Forum Moderators: Robert Charlton & goodroi
I have 3 domains - two of them well established, well linked. Google doesn't really want to index the third one (newest), linked from the other two. Only 10% of pages are indexed. Now I have two theories:
1. Domain's history. This domain was already registered in 2006 and 2007 - but I can't find out what was there - archive.org doesn't have anything about it - are there other methods? And even if this domain was full of black-seo in the past - how long will it take for Google to understand that things have changed?
2. This domain differs from my other two, in that most of the pages are identical in about 80%, - this isn't supposed to be some kind of SEO trick - it's just a nature of this website. There are common links to various parts of the service everywhere, plus - unique - user generated content, but usually very short. So a page looks like this:
What's the service about (the same on all the pages)
Recently added stuff (the same on all the pages)
Other common stuff (the same on all the pages)
Unique contents
Other common stuff (the same on all the pages)
So, I'm wondering - how much unique content on a page is enough/not enough?
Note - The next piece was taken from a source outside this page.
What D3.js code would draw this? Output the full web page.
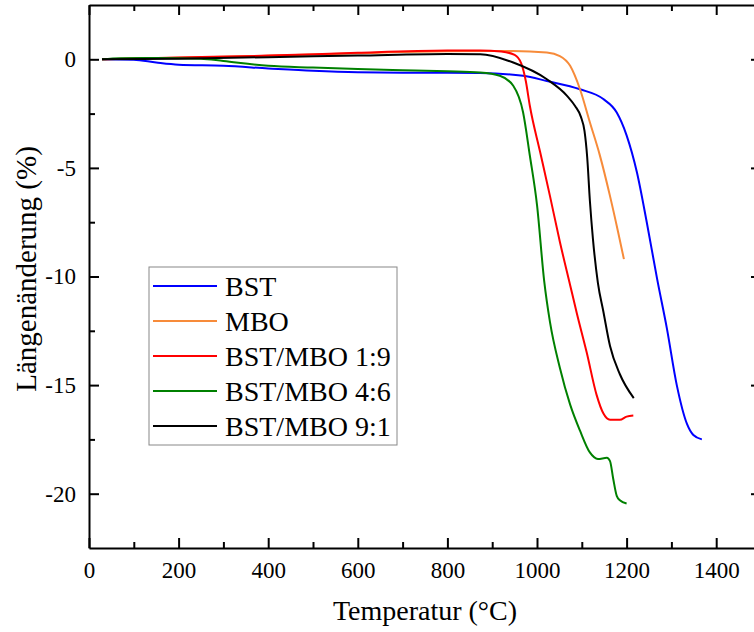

p.s. site:domain brings n results, after clicking "more" it brings n+1 results (only one more).
p.s.2. If you see a grammar error, please let me know - it will help me improve my English :)
When I work with a site that needs to put a large amount of the same content on every page, I usually suggest an iframe to hold it. That way the duplicated content is not in the source code for every url - only the one url that the iframe holds. This approach often works very well.